I’m Johnnie Moore, and I help people work better together

I hardly ever go to meetings that promise a panel format. I was recently reminded why.

It seems to me that as humans we are hugely programmed to play together and conversation can be a very satisfying form of play. Somewhere in school or church we all got indoctrinated with the idea that it’s good to sit and just listen to some authority figure going on and on. If we are very lucky, after being bored to death for an indefinite time, we might get to ask a question if we try to be polite and as long as someone else doesn’t leap in first.

I suppose the idea of a panel is to provide more variety than some version of death by powerpoint but I think it can be even worse. Generally the killer-by-powerpoint might experience some motivation to prepare something mildly interesting but panellists usually show up hoping for the best. And the format of being on stage has the impact on most of them of inhibiting the spontaneity that might usually be the byproduct of less preparation.

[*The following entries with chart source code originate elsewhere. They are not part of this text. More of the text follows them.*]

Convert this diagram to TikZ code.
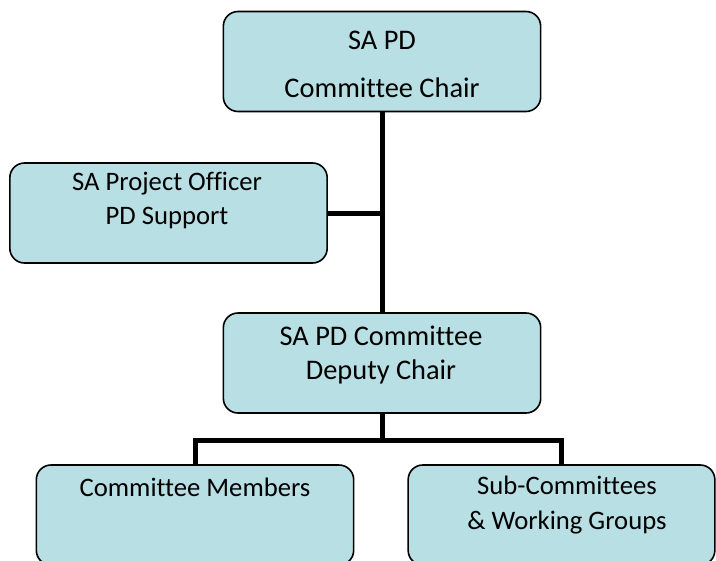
\documentclass[tikz,border=0pt]{standalone}
\usepackage{fontspec}
\setmainfont[Ligatures=NoCommon]{Carlito}
\usepackage{tikz}
\definecolor{boxfill}{RGB}{184,223,227}

\begin{document}
\begin{tikzpicture}[x=0.75pt,y=-0.75pt,
  orgbox/.style={draw=black,line width=1.2pt,fill=boxfill,rounded corners=11pt,
    minimum width=238pt,minimum height=75pt,inner sep=0pt},
  boxtext/.style={align=center,inner sep=0pt,font=\fontsize{20}{26}\selectfont},
  bigtext/.style={boxtext,font=\fontsize{21.3}{26}\selectfont},
  link/.style={line width=3.75pt}]
\clip (0,0) rectangle (716,560);

% boxes
\node[orgbox] (chair) at (382,61.5) {};
\node[orgbox] (officer) at (168.5,213) {};
\node[orgbox] (deputy) at (382,363) {};
\node[orgbox] (members) at (195,515) {};
\node[orgbox,minimum width=230pt] (subs) at (561.5,515) {};

% texts
\node[bigtext] (chairtxt) at (382,64) {SA PD\\[10pt]Committee Chair};
\node[boxtext] (officertxt) at (167,200.5) {SA Project Officer\\PD Support};
\node[bigtext] (deputytxt) at (381,355) {SA PD Committee\\Deputy Chair};
\node[boxtext] (memberstxt) at (195,487) {Committee Members};
\node[boxtext] (substxt) at (567,505) {Sub-Committees\\\& Working Groups};

% connectors
\coordinate (jn) at (chair.south |- officer.east);
\coordinate (bar) at (382,440);
\draw[link] (chair.south) -- (deputy.north);
\draw[link] (officer.east) -- (jn);
\draw[link] (deputy.south) -- (bar);
\draw[link] (members.north) |- (bar) -| (subs.north);

\end{tikzpicture}
\end{document}
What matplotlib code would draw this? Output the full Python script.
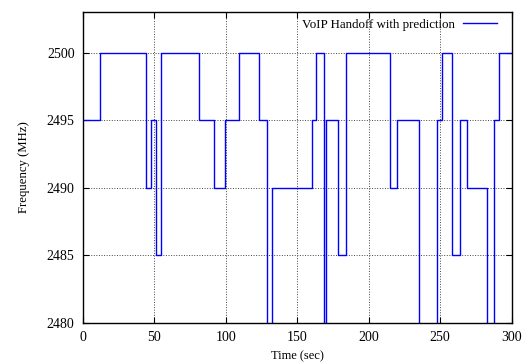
import numpy as np
import matplotlib.pyplot as plt

plt.rc('font', family='serif', serif=['Liberation Serif', 'DejaVu Serif'])

# step change times (sec) and frequency held from that time on (MHz)
# 2470 stands for values below the visible range
times = [0, 12, 44, 48, 51, 55, 81, 92, 99.5, 109.5, 123.5, 129, 132.5,
         160, 163, 169, 170, 178.6, 184, 215, 220, 235, 248, 251, 258,
         264, 269, 283, 288, 291, 300]
freq = [2495, 2500, 2490, 2495, 2485, 2500, 2495, 2490, 2495, 2500, 2495, 2470, 2490,
        2495, 2500, 2470, 2495, 2485, 2500, 2490, 2495, 2470, 2495, 2500, 2485,
        2495, 2490, 2470, 2495, 2500, 2500]

fig = plt.figure(figsize=(5.28, 3.62), dpi=100)
ax = fig.add_axes([0.157, 0.108, 0.812, 0.859])

ax.step(times, freq, where='post', color='#0000ff', linewidth=1.0,
        label='VoIP Handoff with prediction')

ax.set_xlim(0, 300)
ax.set_ylim(2480, 2503)
ax.set_xticks(np.arange(0, 301, 50))
ax.set_yticks(np.arange(2480, 2501, 5))
ax.tick_params(direction='in', length=4, top=True, right=True, labelsize=10, pad=6)
ax.grid(color='#444444', linestyle=':', linewidth=0.7)
for s in ax.spines.values():
    s.set_linewidth(1.0)

ax.set_xlabel('Time (sec)', fontsize=9, labelpad=4)
ax.set_ylabel('Frequency (MHz)', fontsize=9.2, labelpad=12)

leg = ax.legend(loc='upper right', frameon=False, markerfirst=False, fontsize=9.4,
                handlelength=2.6, borderaxespad=0.1, handletextpad=0.6,
                bbox_to_anchor=(0.98, 1.0))

plt.savefig('out.png', dpi=100)
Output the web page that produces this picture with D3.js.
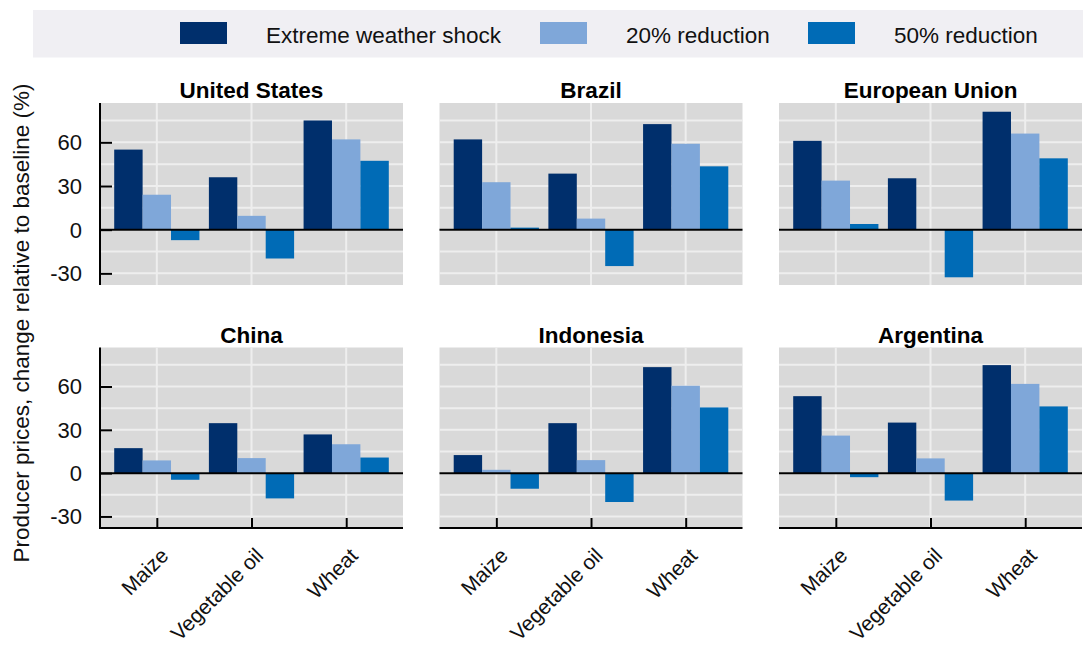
<!DOCTYPE html>
<html>
<head>
<meta charset="utf-8">
<script src="https://cdn.jsdelivr.net/npm/d3@7"></script>
<style>
  html, body { margin: 0; padding: 0; background: #ffffff; }
  svg { display: block; font-family: "Liberation Sans", Arial, sans-serif; }
</style>
</head>
<body>
<svg id="chart" width="1083" height="650"></svg>
<script>
// Panels, categories and scenarios
const countries = ["United States", "Brazil", "European Union", "China", "Indonesia", "Argentina"];
const commodities = ["Maize", "Vegetable oil", "Wheat"];
const scenarios = ["Extreme weather shock", "20% reduction", "50% reduction"];

// Producer price change (%) by country, one entry per commodity [Maize, Vegetable oil, Wheat]
const extremeWeather = [
  [55, 36, 75],
  [62, 38.5, 72.5],
  [61, 35.3, 81],
  [17.3, 34.6, 26.8],
  [12.5, 34.6, 73.4],
  [53.3, 35, 74.8]
];
const reduction20 = [
  [24, 9.5, 62],
  [32.6, 7.6, 59],
  [33.7, 0.3, 66],
  [8.8, 10.4, 20],
  [2.3, 9, 60.5],
  [26, 10.2, 61.8]
];
const reduction50 = [
  [-7.2, -19.8, 47.3],
  [1.4, -25, 43.5],
  [3.9, -32.7, 49],
  [-4.6, -17.5, 10.8],
  [-10.8, -20, 45.5],
  [-2.8, -19, 46.2]
];

const yTicks = [-30, 0, 30, 60];
const yGrid = [-30, -15, 0, 15, 30, 45, 60, 75];
const yDomain = [-38, 87];

const colors = ["#002F6C", "#7FA7D9", "#006BB6"];
const seriesData = [extremeWeather, reduction20, reduction50];

const svg = d3.select("#chart");

// Legend band
const legend = svg.append("g");
legend.append("rect")
  .attr("x", 33).attr("y", 10).attr("width", 1050).attr("height", 47.5)
  .attr("fill", "#F0EFF3");
const legendX = [180, 540, 808];
scenarios.forEach((s, i) => {
  legend.append("rect")
    .attr("x", legendX[i]).attr("y", 22).attr("width", 47).attr("height", 22)
    .attr("fill", colors[i]);
  legend.append("text")
    .attr("x", legendX[i] + 86).attr("y", 42.5)
    .attr("font-size", 22.5).attr("fill", "#111")
    .text(s);
});

// Shared y-axis title
svg.append("text")
  .attr("transform", "translate(29,323) rotate(-90)")
  .attr("text-anchor", "middle")
  .attr("font-size", 22.5).attr("fill", "#111")
  .text("Producer prices, change relative to baseline (%)");

// Panel layout
const panelLeft = [100, 439.5, 779];
const panelWidth = 303;
const rowTop = [103, 347.5];
const rowBottom = [285, 528];

countries.forEach((country, ci) => {
  const row = Math.floor(ci / 3), col = ci % 3;
  const x0 = panelLeft[col], x1 = x0 + panelWidth;
  const y0 = rowTop[row], y1 = rowBottom[row];

  const y = d3.scaleLinear().domain(yDomain).range([y1, y0]);
  const x = d3.scalePoint().domain(commodities).range([x0, x1]).padding(0.6);
  const groupWidth = x.step() * 0.9;
  const xInner = d3.scaleBand().domain(scenarios).range([-groupWidth / 2, groupWidth / 2]).padding(0);

  const g = svg.append("g");

  // background
  g.append("rect")
    .attr("x", x0).attr("y", y0).attr("width", panelWidth).attr("height", y1 - y0)
    .attr("fill", "#D9D9D9");

  // gridlines
  g.selectAll(".hgrid").data(yGrid).join("line")
    .attr("x1", x0).attr("x2", x1)
    .attr("y1", d => y(d)).attr("y2", d => y(d))
    .attr("stroke", "#EEEEEE").attr("stroke-width", 2);
  g.selectAll(".vgrid").data(commodities).join("line")
    .attr("x1", d => x(d)).attr("x2", d => x(d))
    .attr("y1", y0).attr("y2", y1)
    .attr("stroke", "#EEEEEE").attr("stroke-width", 2);

  // bars
  scenarios.forEach((s, si) => {
    const vals = seriesData[si][ci];
    g.selectAll(null).data(commodities).join("rect")
      .attr("x", (d) => x(d) + xInner(s))
      .attr("width", xInner.bandwidth())
      .attr("y", (d, k) => y(Math.max(0, vals[k])))
      .attr("height", (d, k) => Math.abs(y(vals[k]) - y(0)))
      .attr("fill", colors[si]);
  });

  // zero line
  g.append("line")
    .attr("x1", x0).attr("x2", x1)
    .attr("y1", y(0)).attr("y2", y(0))
    .attr("stroke", "#000").attr("stroke-width", 2);

  // title
  g.append("text")
    .attr("x", (x0 + x1) / 2).attr("y", y0 - 5)
    .attr("text-anchor", "middle")
    .attr("font-size", 22.5).attr("font-weight", "bold").attr("fill", "#000")
    .text(country);

  // left axis for first column
  if (col === 0) {
    const yAxis = d3.axisRight(y).tickValues(yTicks).tickSize(12).tickFormat("");
    const ax = g.append("g").attr("transform", `translate(${x0},0)`).call(yAxis);
    ax.select(".domain").remove();
    ax.selectAll(".tick line").attr("stroke", "#000").attr("stroke-width", 2);
    g.append("line")
      .attr("x1", x0).attr("x2", x0).attr("y1", y0).attr("y2", y1)
      .attr("stroke", "#000").attr("stroke-width", 2);
    g.selectAll(".ylab").data(yTicks).join("text")
      .attr("x", x0 - 18).attr("y", d => y(d) + 8)
      .attr("text-anchor", "end")
      .attr("font-size", 22).attr("fill", "#111")
      .text(d => d);
  }

  // bottom axis for lower row
  if (row === 1) {
    const xAxis = d3.axisTop(x).tickSize(10).tickFormat("");
    const ax = g.append("g").attr("transform", `translate(0,${y1})`).call(xAxis);
    ax.select(".domain").remove();
    ax.selectAll(".tick line").attr("stroke", "#000").attr("stroke-width", 2);
    g.append("line")
      .attr("x1", x0 - (col === 0 ? 1 : 0)).attr("x2", x1).attr("y1", y1).attr("y2", y1)
      .attr("stroke", "#000").attr("stroke-width", 2);
    g.selectAll(".xlab").data(commodities).join("text")
      .attr("transform", d => `translate(${x(d) + 13},${y1 + 29}) rotate(-45)`)
      .attr("text-anchor", "end")
      .attr("font-size", 21).attr("fill", "#111")
      .text(d => d);
  }
});
</script>
</body>
</html>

And in the audience, I think it’s excruciating to have watch other people have the opportunity for the give-and-take conversation that we are naturally hungry to be part of ourselves. It’s bad enough to be hungry, but to hungry and forced to watch others eat, and usually eat carelessly?

Thank heavens that with things like twitter there is at least a backchannel where we can have some kind of interaction. But having gone to the massive trouble of putting human beings in the room, why use a format that so misses out an opportunity for real peer-to-peer engagement?

I suppose when the panel is on TV, at least I feel I can shout at the screen or go make a coffee… but when you’re mired in the audience that’s harder to do.

The other thing I strongly suspect is that a lot of people hate these sessions but feel it’s better to be polite afterwards and claim to have found them interesting. And so we get mired in an endless loop of this dreary format.